What is the status of light manufacturing at this point in time? Recently, you have provided a document to the government, right?
The document was produced two years ago. I think progress has been there but it could have been faster.  One of the key challenges in attracting foreign direct investment in this country is the investment climate issue. The challenge in logistics – moving goods in and out of Ethiopia – is very costly. Customs procedures are very cumbersome, often there is a lot of delays. Technical education of labor force, access to land, capital access to reliable energies are the factors on how you can attract investments. I do believe the government recognizes that and is trying to tackle these obstacles.  If you don’t do your part, the investors don’t necessarily come here.
As an international partner, where do you position yourself as the World Bank in the development path of Ethiopia?

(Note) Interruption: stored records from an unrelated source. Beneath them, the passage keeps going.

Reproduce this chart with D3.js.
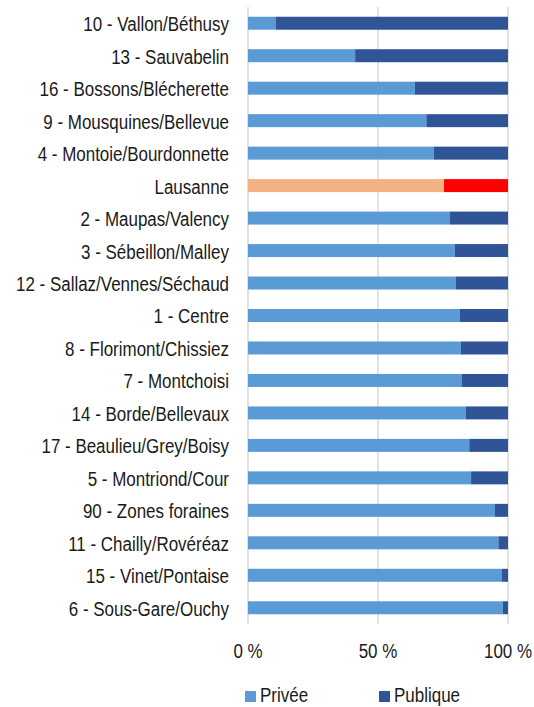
<!DOCTYPE html>
<meta charset="utf-8">
<style>
body { margin: 0; background: #fff; }
text { font-family: "Liberation Sans", Arial, sans-serif; fill: #1a1a1a; font-size: 19.5px; }
</style>
<svg width="534" height="707"></svg>
<script src="https://d3js.org/d3.v7.min.js"></script>
<script>

// quartiers, sorted by share of private parking (order as shown)
var quartiers = [
  "10 - Vallon/Béthusy", "13 - Sauvabelin", "16 - Bossons/Blécherette",
  "9 - Mousquines/Bellevue", "4 - Montoie/Bourdonnette", "Lausanne",
  "2 - Maupas/Valency", "3 - Sébeillon/Malley", "12 - Sallaz/Vennes/Séchaud",
  "1 - Centre", "8 - Florimont/Chissiez", "7 - Montchoisi",
  "14 - Borde/Bellevaux", "17 - Beaulieu/Grey/Boisy", "5 - Montriond/Cour",
  "90 - Zones foraines", "11 - Chailly/Rovéréaz", "15 - Vinet/Pontaise",
  "6 - Sous-Gare/Ouchy"
];
// share (%) privée
var privee = [10.6, 41.2, 64.2, 68.6, 71.5, 75.4, 77.7, 79.5, 80.0, 81.5,
              81.9, 82.3, 83.8, 85.1, 85.8, 95.0, 96.3, 97.7, 98.0];
var publique = privee.map(function(v) { return 100 - v; });
var ticks = [0, 50, 100];
var series = ["Privée", "Publique"];

var colors = {"Privée": "#5B9BD5", "Publique": "#2F5597"};
var highlight = {"Privée": "#F4B183", "Publique": "#FF0000"};

var sx = 0.87; // text looks horizontally squeezed in the original

var svg = d3.select("svg"),
    margin = {top: 7, right: 26, bottom: 83, left: 248},
    width = +svg.attr("width") - margin.left - margin.right,
    height = +svg.attr("height") - margin.top - margin.bottom,
    g = svg.append("g").attr("transform", "translate(" + margin.left + "," + margin.top + ")");

var x = d3.scaleLinear().domain([0, 100]).range([0, width]);
var y = d3.scaleBand().domain(quartiers).range([0, height]).paddingInner(0.6).paddingOuter(0.3);

// gridlines
g.selectAll(".grid")
  .data(ticks)
  .enter().append("line")
    .attr("x1", function(d) { return x(d); })
    .attr("x2", function(d) { return x(d); })
    .attr("y1", 0)
    .attr("y2", height)
    .attr("stroke", "#d9d9d9")
    .attr("stroke-width", 1.5);

var rows = quartiers.map(function(q, i) {
  return {name: q, "Privée": privee[i], "Publique": publique[i]};
});
var stack = d3.stack().keys(series)(rows);

g.selectAll(".serie")
  .data(stack)
  .enter().append("g")
  .selectAll("rect")
  .data(function(s) { return s.map(function(d) { d.key = s.key; return d; }); })
  .enter().append("rect")
    .attr("x", function(d) { return x(d[0]); })
    .attr("width", function(d) { return x(d[1]) - x(d[0]); })
    .attr("y", function(d) { return y(d.data.name); })
    .attr("height", y.bandwidth())
    .attr("fill", function(d) { return d.data.name == "Lausanne" ? highlight[d.key] : colors[d.key]; });

// y labels
g.append("g")
  .attr("transform", "translate(-19,0) scale(" + sx + ",1)")
  .selectAll("text")
  .data(quartiers)
  .enter().append("text")
    .attr("x", 0)
    .attr("y", function(d) { return y(d) + y.bandwidth() / 2 + 8; })
    .attr("text-anchor", "end")
    .text(function(d) { return d; });

// x tick labels
g.selectAll(".xlab")
  .data(ticks)
  .enter().append("g")
    .attr("transform", function(d) { return "translate(" + x(d) + "," + (height + 34) + ") scale(" + sx + ",1)"; })
  .append("text")
    .attr("text-anchor", "middle")
    .text(function(d) { return d + " %"; });

// legend
var legend = svg.selectAll(".legend")
  .data(series)
  .enter().append("g")
    .attr("transform", function(d, i) { return "translate(" + (245 + i * 134) + ",691)"; });

legend.append("rect")
  .attr("width", 11).attr("height", 11)
  .attr("fill", function(d) { return colors[d]; });

legend.append("text")
  .attr("transform", "translate(15,11) scale(" + sx + ",1)")
  .text(function(d) { return d; });

</script>
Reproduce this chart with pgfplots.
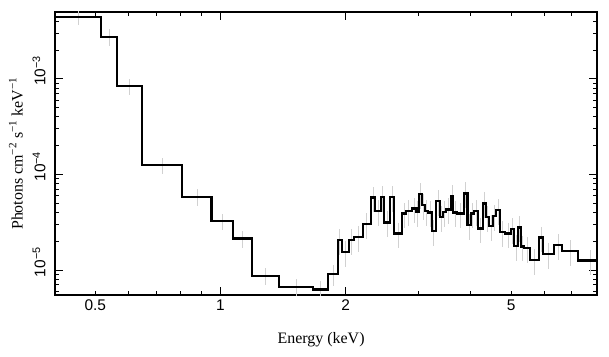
\documentclass[border=0pt]{standalone}
\usepackage{pgfplots}
\pgfplotsset{compat=1.18}
\usepackage{pgfplotstable}
\usepackage{fontspec}
\setmainfont{Liberation Serif}
\newfontfamily\tickfont{Liberation Sans}

\pgfplotstableread{
xl xr y err
0.400 0.516 4.41e-3 0.18
0.516 0.563 2.75e-3 0.2
0.563 0.6465 8.39e-4 0.2
0.6465 0.8094 1.253e-4 0.2
0.8094 0.952 5.85e-5 0.2
0.952 1.073 3.26e-5 0.2
1.073 1.189 2.15e-5 0.2
1.189 1.384 8.74e-6 0.2
1.384 1.672 6.71e-6 0.2
1.672 1.816 6.30e-6 0.22
1.816 1.917 9.10e-6 0.25
1.917 1.956 2.06e-5 0.3
1.956 2.037 1.557e-5 0.3
2.037 2.097 2.06e-5 0.3
2.097 2.197 2.23e-5 0.3
2.197 2.300 3.03e-5 0.3
2.300 2.352 5.76e-5 0.3
2.352 2.431 4.15e-5 0.3
2.431 2.476 5.85e-5 0.3
2.476 2.556 3.16e-5 0.3
2.556 2.613 5.85e-5 0.3
2.613 2.735 2.42e-5 0.3
2.735 2.792 3.92e-5 0.3
2.792 2.882 4.15e-5 0.3
2.882 2.962 4.42e-5 0.3
2.962 3.001 4.05e-5 0.3
3.001 3.056 6.24e-5 0.3
3.056 3.102 4.79e-5 0.3
3.102 3.159 4.18e-5 0.3
3.159 3.219 4.02e-5 0.3
3.219 3.296 2.56e-5 0.3
3.296 3.370 5.27e-5 0.3
3.370 3.433 3.61e-5 0.3
3.433 3.484 4.08e-5 0.3
3.484 3.576 4.32e-5 0.3
3.576 3.628 5.95e-5 0.3
3.628 3.697 4.02e-5 0.3
3.697 3.849 3.92e-5 0.3
3.849 3.928 6.35e-5 0.3
3.928 4.001 2.95e-5 0.3
4.001 4.075 3.92e-5 0.3
4.075 4.166 4.15e-5 0.3
4.166 4.269 2.73e-5 0.3
4.269 4.347 4.99e-5 0.3
4.347 4.428 3.61e-5 0.3
4.428 4.512 2.89e-5 0.3
4.512 4.596 3.67e-5 0.3
4.596 4.698 4.25e-5 0.3
4.698 4.830 2.52e-5 0.3
4.830 4.993 2.42e-5 0.3
4.993 5.086 2.69e-5 0.3
5.086 5.182 1.80e-5 0.3
5.182 5.278 2.80e-5 0.3
5.278 5.375 1.77e-5 0.3
5.375 5.546 1.71e-5 0.3
5.546 5.838 1.275e-5 0.3
5.838 5.970 2.20e-5 0.3
5.970 6.335 1.47e-5 0.3
6.335 6.632 1.83e-5 0.3
6.632 7.224 1.58e-5 0.3
7.224 8.300 1.26e-5 0.3
8.300 8.400 1.26e-5 0
}\spec

\begin{document}
\begin{tikzpicture}
\begin{axis}[
  scale only axis,
  width=542bp, height=283bp,
  xmode=log, ymode=log,
  xmin=0.4, xmax=8.04,
  ymin=5.5e-6, ymax=5e-3,
  axis line style={line width=1.4bp},
  every tick/.style={black, line width=1bp},
  major tick length=8bp,
  minor tick length=4bp,
  tick align=inside,
  xtick={1,2},
  xticklabels={1,2},
  extra x ticks={0.5,5},
  extra x tick labels={0.5,5},
  extra x tick style={major tick length=4bp},
  minor xtick={0.4,0.6,0.7,0.8,0.9,3,4,6,7,8},
  ytick={1e-5,1e-4,1e-3},
  yticklabels={{10\textsuperscript{−5}},{10\textsuperscript{−4}},{10\textsuperscript{−3}}},
  minor ytick={6e-6,7e-6,8e-6,9e-6,2e-5,3e-5,4e-5,5e-5,6e-5,7e-5,8e-5,9e-5,2e-4,3e-4,4e-4,5e-4,6e-4,7e-4,8e-4,9e-4,2e-3,3e-3,4e-3,5e-3},
  ticklabel style={font=\tickfont\fontsize{15.5}{17}\selectfont},
  yticklabel style={rotate=90, anchor=south, xshift=8bp, yshift=6bp},
  xticklabel style={yshift=-1bp},
  xlabel={Energy (keV)},
  ylabel={Photons cm\textsuperscript{−2} s\textsuperscript{−1} keV\textsuperscript{−1}},
  label style={font=\fontsize{16}{18}\selectfont},
  xlabel style={at={(axis description cs:0.491,-0.171)}, anchor=base},
  ylabel style={at={(axis description cs:-0.0596,0.5)}, anchor=base, rotate=0},
]
\addplot[draw=none, mark=none, black!18, line width=0.7bp,
  error bars/.cd, y dir=both, y explicit relative, error mark=none,
  error bar style={black!18, line width=0.7bp}]
  table[x expr={sqrt(\thisrow{xl}*\thisrow{xr})}, y=y, y error=err] {\spec};
\addplot[const plot mark left, black, line width=2.3bp, mark=none]
  table[x=xl, y=y] {\spec};
\end{axis}
\path[use as bounding box] (-55bp,-62bp) rectangle (554bp,295bp);
\end{tikzpicture}
\end{document}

I think the World Bank has been a strong and long-term partner of Ethiopia. We were a consistent partner in those good, bad or difficult times. Our program here has been consistent in that we never really walk away from this country even in the most difficult times. In the last two years since I have been here, I certainly feel that our partnership has been much strengthened both in the volume of our financial services to the country and in an analytical work to this country. We are providing our advice to the government to influence the decision-making. Last fiscal year, which was from July 2012 to June 2013, we set a record of total disbursement to this country of a close to USD 900 million in one year which is roughly about ten percent of your federal government’s budget. This is not an insignificant amount. In the same year, we also newly committed USD 1.2 billion of new lending, bringing around our total portfolio including the trust funds to almost USD six billion, which is also a new record to Ethiopia. Along with that we have produced a number of influential reports. For example, we have started an economic update series and over the last two years, we have launched two issues and are working on the third. We have launched a light manufacturing study in Africa, that is certainly influential on government’s policy on developing light manufacturing. Last year we also did a report, a survey of Chinese foreign direct investment in Ethiopia, following the large sample we have got from the Chinese firms. By the way, we have also launched our new country partnership strategy. These are the key milestones we have had in the last two years. But there is a lot yet to be done.